News (USA)

Retired colonel offers cemetery plot to lesbian vet denied burial site for spouse

Retired colonel offers cemetery plot to lesbian vet denied burial site for spouse

BOISE, Idaho — A retired U.S. Army colonel on Wednesday offered his burial plot in the Idaho State Veterans Cemetery to a lesbian veteran who has been told by the state that she and her deceased wife cannot be interred together because of Idaho’s ban on same-sex marriage.

Jean Mixner and Madelynn Taylor.
Jean Mixner and Madelynn Taylor.

Madelynn Taylor, a 74-year-old Navy veteran and longtime Idaho resident, says state officials have denied her request to bury her wife by her side because Idaho doesn’t recognize her same-sex marriage.

Taylor, who served six years in the Navy from 1958 to 1964, married Jean Mixner married at a church retreat in Oregon in 1995, and formally in a California courthouse six years ago. Mixner died in 2012, and when Taylor dies, she wants their ashes interred together in the veterans cemetary.

But the state’s refusal to grant Taylor’s request didn’t sit well with Barry Johnson, a retired U.S. Army colonel.

Johnson wrote an open letter, published Wednesday in the Idaho Statesman, offering his burial plot to Taylor:

To say that the story of Navy veteran Madelynn Taylor’s fight to share a resting place in Idaho’s Veterans Cemetery with her lesbian partner is disheartening would be an understatement. Actually, the right word escapes me. I suppose I’m just tired of all the hoo-hah over something this ridiculous.

I honestly couldn’t care less if somebody is gay, or “straight” for that matter, just as I couldn’t care less about somebody’s anti-LGBT views. People seem to want you to be uptight one way or another about it, and I am content to simply respect somebody’s differences without a lot of fuss as long as there’s no harm done.

Unfortunately, harm often is done, though, to people like Madelynn, and then I do care.

[…] She cared for another person with all her heart and had to watch that person die. She is a veteran. She loves her country. She wants her partner by her side and she wants to eternally rest among veterans in the state she made home.

Madelynn, you deserve that.

I’ll tell you what. I will donate the plot I earned in the Idaho State Veterans Cemetery to you and Jean. I am happy to give my fellow veteran that small peace of mind. And I do it to honor all the great Americans I’ve served with along the way – gay, straight, whatever. (I don’t know whether it is possible to donate my plot, but I am quite sincere about my willingness to do so.)

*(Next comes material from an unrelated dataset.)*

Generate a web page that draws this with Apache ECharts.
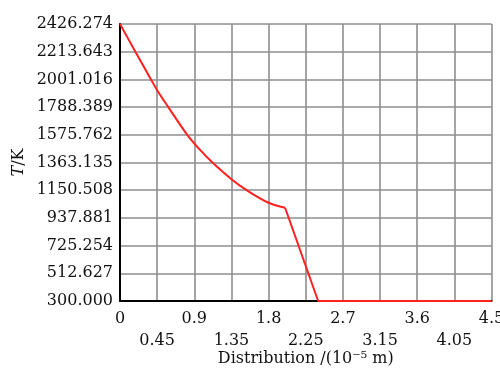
<!DOCTYPE html>
<html>
<head>
<meta charset="utf-8">
<script src="https://cdn.jsdelivr.net/npm/echarts@6/dist/echarts.min.js"></script>
<style>
html,body{margin:0;padding:0;background:#fff;}
#chart{width:500px;height:368px;}
</style>
</head>
<body>
<div id="chart"></div>
<script>
// Smooth cooling part of the curve (distance in 1e-5 m, temperature in K)
var curveX = [0, 0.186, 0.375, 0.45, 0.585, 0.815, 0.97, 1.12, 1.35, 1.534, 1.8, 2.0];
var curveT = [2426.274, 2213.6, 2001.0, 1918, 1788.4, 1575.8, 1460, 1363.1, 1235, 1150.5, 1054, 1016];
// Steep drop and flat tail
var tailX = [2.0, 2.4, 4.5];
var tailT = [1016, 300, 300];

var yTickLabels = ['300.000','512.627','725.254','937.881','1150.508','1363.135','1575.762','1788.389','2001.016','2213.643','2426.274'];
var xTickLabels = ['0','0.45','0.9','1.35','1.8','2.25','2.7','3.15','3.6','4.05','4.5'];

var yMin = 300, yMax = 2426.274;
var xMin = 0, xMax = 4.5;

function pairs(xs, ys){ return xs.map(function(x,i){ return [x, ys[i]]; }); }

var font = 'DejaVu Serif';
var chart = echarts.init(document.getElementById('chart'), null, {renderer:'canvas'});
chart.setOption({
  animation: false,
  backgroundColor: '#fff',
  grid: {left: 120, right: 8.5, top: 24, bottom: 67, containLabel: false, outerBoundsMode: 'none'},
  xAxis: {
    type: 'value', min: xMin, max: xMax, interval: (xMax - xMin) / 10,
    axisLine: {show: true, onZero: false, lineStyle: {color: '#000', width: 2}},
    axisTick: {show: false},
    splitLine: {show: true, lineStyle: {color: '#8e8e8e', width: 1.6}},
    axisLabel: {
      margin: 7, fontFamily: font, fontSize: 16, color: '#111', lineHeight: 22,
      formatter: function(v, i){ var t = xTickLabels[i]; return (i % 2 === 1) ? '\n' + t : t; }
    },
    name: 'Distribution /(10\u207B\u2075 m)',
    nameLocation: 'middle', nameGap: 50, nameMoveOverlap: false,
    nameTextStyle: {fontFamily: font, fontSize: 16, color: '#111'}
  },
  yAxis: {
    type: 'value', min: yMin, max: yMax, interval: (yMax - yMin) / 10,
    axisLine: {show: true, onZero: false, lineStyle: {color: '#000', width: 2}},
    axisTick: {show: false},
    splitLine: {show: true, lineStyle: {color: '#8e8e8e', width: 1.6}},
    axisLabel: {
      margin: 7, fontFamily: font, fontSize: 16, color: '#111',
      formatter: function(v, i){ return yTickLabels[i]; }
    },
    name: '{i|T}/K',
    nameLocation: 'middle', nameGap: 93, nameRotate: 90, nameMoveOverlap: false,
    nameTextStyle: {fontFamily: font, fontSize: 16, color: '#111',
      rich: {i: {fontFamily: font, fontSize: 16, fontStyle: 'italic', color: '#111'}}}
  },
  series: [
    {type: 'line', data: pairs(curveX, curveT), smooth: 0.35, showSymbol: false,
     lineStyle: {color: '#ff2020', width: 2}, z: 5},
    {type: 'line', data: pairs(tailX, tailT), smooth: false, showSymbol: false,
     lineStyle: {color: '#ff2020', width: 2}, z: 5}
  ]
});
</script>
</body>
</html>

Taylor says she could be buried in any federal or national cemetery, but that her family has spent their lives in Idaho, and she doesn’t want to leave, not even in death.

It was not immediately clear if the cemetery would allow Johnson to transfer his burial plot to Taylor, or if she would even accept his offer. The Idaho Division of Veterans Services said the cemetery’s policy remains unchanged.